Gravelle pledges to help town
While no details are being discussed openly at this juncture, the Town of Fort Frances has presented Northern Development and Mines minister Michael Gravelle with a priorized list of “shelf-ready” projects to help out the municipality in this time of need.
Gravelle met with mayor and council, as well as administration and economic development staff, here last Thursday afternoon to discuss how the province might be able to provide funding to the town.
“When something as dramatic happens as a major employer making the kind of announcement that Resolute did, although we are certainly hopeful of a re-positioning of the mill and certainly we want to work with Resolute in whatever fashion we can to help that happen, we’re also conscious that the impact this has on a community is profound,” he added.
Gravelle said his ministry has some ability to provide some assistance to the community, and he’s pleased to see the town has strategic plans in place for various projects.
“There are specific applications that are going forward,” he noted.
“We’re not yet in a position to make the announcements,” Gravelle conceded. “I will look forward to doing that very soon.
“We’re going to be working very closely with your administration on a couple of programs that we think will be helpful, and some other projects that will require me, as the minister of northern development, to go back and work with my colleagues to seek their support, as well,” he remarked.
Gravelle said he was in town with the strong support of Premier Kathleen Wynne, who is “very, very keen” to be sure Mayor Roy Avis understands the Liberal government is behind Fort Frances as this difficult time.
“It’s important for us to find a way to support you,” he stressed.
“Our ministry is actually uniquely positioned, perhaps, to do that, and we’re looking forward to being here for you.
“Our ministry staff [is] there for you.

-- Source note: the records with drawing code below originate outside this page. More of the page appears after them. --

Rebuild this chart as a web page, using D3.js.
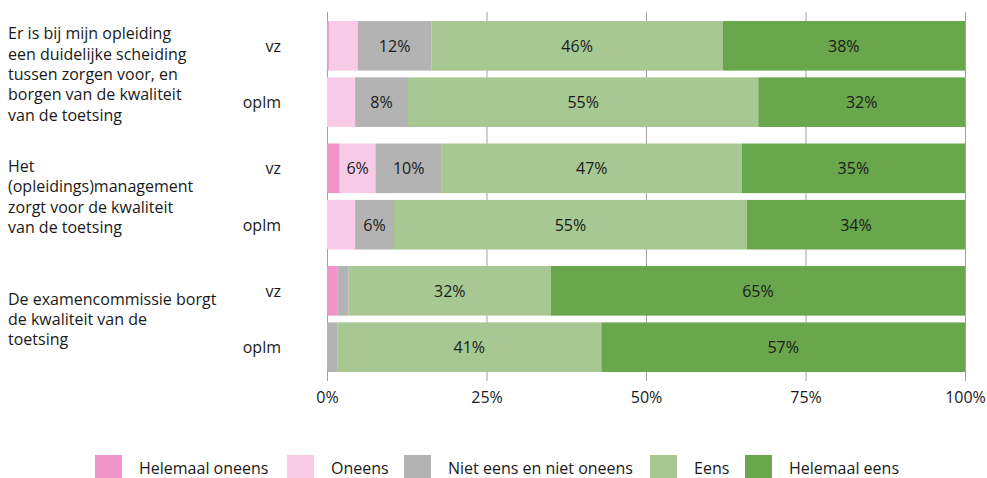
<!DOCTYPE html>
<html>
<head>
<meta charset="utf-8">
<script src="https://cdn.jsdelivr.net/npm/d3@7"></script>
<style>
  body { margin: 0; background: #fff; }
  text { font-family: "Open Sans", sans-serif; fill: #1a1a1a; }
</style>
</head>
<body>
<div id="chart"></div>
<script>
"use strict"

let width = 987;
let height = 478;

/* data */
let questions = [
    ["Er is bij mijn opleiding", "een duidelijke scheiding", "tussen zorgen voor, en", "borgen van de kwaliteit", "van de toetsing"],
    ["Het", "(opleidings)management", "zorgt voor de kwaliteit", "van de toetsing"],
    ["De examencommissie borgt", "de kwaliteit van de", "toetsing"]
];
let respondents = ["vz", "oplm"];
let answers = ["Helemaal oneens", "Oneens", "Niet eens en niet oneens", "Eens", "Helemaal eens"];
let colors = ["#f094ca", "#f8cce7", "#b3b3b3", "#a7c892", "#6aa64b"];
let ticks = [0, 25, 50, 75, 100];

let vzValues = [
    [0.3, 4.5, 11.6, 45.6, 38.0],
    [2.0, 5.6, 10.4, 47.0, 35.0],
    [1.6, 0, 1.8, 31.7, 64.9]
];
let oplmValues = [
    [0, 4.4, 8.3, 54.9, 32.4],
    [0, 4.4, 6.1, 55.3, 34.2],
    [0, 0, 1.6, 41.4, 57.0]
];

let fontSize = 16;

/* build rows for the stack */
let rows = [];
questions.forEach(function (q, i) {
    [vzValues[i], oplmValues[i]].forEach(function (vals, j) {
        let row = { question: i, group: respondents[j] };
        answers.forEach(function (a, k) { row[a] = vals[k]; });
        rows.push(row);
    });
});

let svg = d3.select("#chart")
    .append("svg")
    .attr("width", width)
    .attr("height", height);

let x = d3.scaleLinear()
    .domain([0, 100])
    .range([327, 965]);

let yGroup = d3.scaleBand()
    .domain(d3.range(questions.length))
    .range([21, 372])
    .paddingInner(0.135)
    .paddingOuter(0);

let yRow = d3.scaleBand()
    .domain(respondents)
    .range([0, yGroup.bandwidth()])
    .paddingInner(0.12)
    .paddingOuter(0);

function rowY(d) {
    return yGroup(d.question) + yRow(d.group);
}

/* grid lines */
svg.append("g")
    .selectAll("line")
    .data(ticks)
    .join("line")
    .attr("x1", d => x(d) + 0.5)
    .attr("x2", d => x(d) + 0.5)
    .attr("y1", 12)
    .attr("y2", 381)
    .attr("stroke", "#a0a0a0")
    .attr("stroke-width", 1);

/* stacked bars */
let stack = d3.stack().keys(answers);
let series = stack(rows);

let layers = svg.append("g")
    .selectAll("g")
    .data(series)
    .join("g")
    .attr("fill", (d, i) => colors[i]);

layers.selectAll("rect")
    .data(d => d)
    .join("rect")
    .attr("x", d => x(d[0]))
    .attr("width", d => x(d[1]) - x(d[0]))
    .attr("y", d => rowY(d.data))
    .attr("height", yRow.bandwidth());

/* value labels */
layers.selectAll("text")
    .data(d => d.filter(p => p[1] - p[0] >= 5))
    .join("text")
    .attr("x", d => (x(d[0]) + x(d[1])) / 2)
    .attr("y", d => rowY(d.data) + yRow.bandwidth() / 2)
    .attr("text-anchor", "middle")
    .attr("dominant-baseline", "central")
    .attr("font-size", fontSize)
    .text(d => Math.round(d[1] - d[0]) + "%");

/* respondent labels */
svg.append("g")
    .selectAll("text")
    .data(rows)
    .join("text")
    .attr("x", 281)
    .attr("y", d => rowY(d) + yRow.bandwidth() / 2)
    .attr("text-anchor", "end")
    .attr("dominant-baseline", "central")
    .attr("font-size", fontSize)
    .text(d => d.group);

/* question labels */
let lineHeight = 20.3;
let qLabels = svg.append("g")
    .selectAll("text")
    .data(questions)
    .join("text")
    .attr("x", 8)
    .attr("font-size", fontSize);

qLabels.selectAll("tspan")
    .data((d, i) => d.map(t => ({ text: t, n: d.length, q: i })))
    .join("tspan")
    .attr("x", 8)
    .attr("y", (d, i) => yGroup(d.q) + yGroup.bandwidth() / 2 + (i - (d.n - 1) / 2) * lineHeight)
    .attr("dominant-baseline", "central")
    .text(d => d.text);

/* x axis */
let xAxis = svg.append("g")
    .attr("transform", "translate(0,388)")
    .call(d3.axisBottom(x).tickValues(ticks).tickFormat(d => d + "%").tickSize(0).tickPadding(0));

xAxis.select(".domain").remove();
xAxis.selectAll("text")
    .attr("font-size", fontSize)
    .attr("dy", "0.32em")
    .attr("y", 10)
    .style("font-family", "Open Sans, sans-serif")
    .attr("fill", "#1a1a1a");

/* legend */
let legendX = [95, 287, 404, 650, 745];
let legend = svg.append("g")
    .selectAll("g")
    .data(answers)
    .join("g")
    .attr("transform", (d, i) => "translate(" + legendX[i] + ",455)");

legend.append("rect")
    .attr("width", 27)
    .attr("height", 23)
    .attr("fill", (d, i) => colors[i]);

legend.append("text")
    .attr("x", 44)
    .attr("y", 12.5)
    .attr("dominant-baseline", "central")
    .attr("font-size", fontSize)
    .text(d => d);
</script>
</body>
</html>
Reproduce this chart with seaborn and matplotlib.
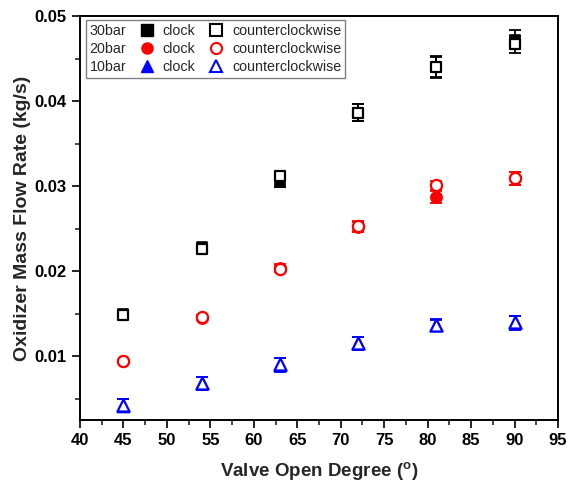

You and I are just a phone call away,” Gravelle told Mayor Avis.
“There’s some significant follow-up that’s going to happen as a result of today’s meeting, and I appreciate the insights I got today,” he added.
“They will be very helpful in terms of providing some of that help in the future.”
Gravelle said Fort Frances always has been one of his favourite communities.
“It’s so beautiful,” he remarked. “But you’re a strong community, too. You’re a resilient community.
“There have been challenges before and you’re fighting your way through it.
“Your chins are up, and certainly I’ll be with you all the way,” he pledged.
“We’d really like to thank the Wynne government for the support that they’ve given us through the troubled times we’ve had as a community,” said Mayor Avis.
He noted that immediately after the most recent mill announcement back in January, he was contacted by Natural Resources minister David Orazietti and Gravelle.
Mayor Avis said Gravelle spent an hour with council last Thursday to talk about what has happened, what is happening and what will happen in the future, as well as how the province could help the town out.
The town gave Gravelle a priorized list of “shelf-ready” programs, and is hoping it can secure funding for them and proceed, said Mayor Avis.
“To do them on our own, right now, would be impossible financially,” he noted.
“But if we have some assistance from . . . the minister of Northern Development Mines, I think some of them could become a reality.
“We know we have to do some changes as we move forward,” Mayor Avis later added.
“This closure of the mill has affected every family in the community, and I have to thank Minister Gravelle for the support he’s given us there.
“But moving forward, I think we’re going to have to re-identify ourselves and actually, right now, we’ve been working on a brand,” Mayor Avis noted.
“It’s almost ready to be brought forward to the public.
“We want to re-identify ourselves, go forward, and try to re-position ourselves in the world economy,” he explained.
While Gravelle could not be specific about what he, council, economic developers, and administration spoke about during last Thursday’s meeting, he did say he was sure the Northern Ontario Heritage Fund Corp. has the ability to be “flexible for communities under economic challenges.”
When asked about the now-vacant Ontario Travel Information Centre here, Gravelle replied he and council spoke about tourism, including some information he wasn’t aware of, that will help him do follow-up in terms of discussions regarding the OTIC and other tourism-related matters.
While Gravelle noted the “Ring of Fire” mining development has gotten a good deal of the spotlight, he said his ministry is working on other projects, including the New Gold one here in Rainy River District.
“We share the excitement for the economic development activities this brings,” he remarked.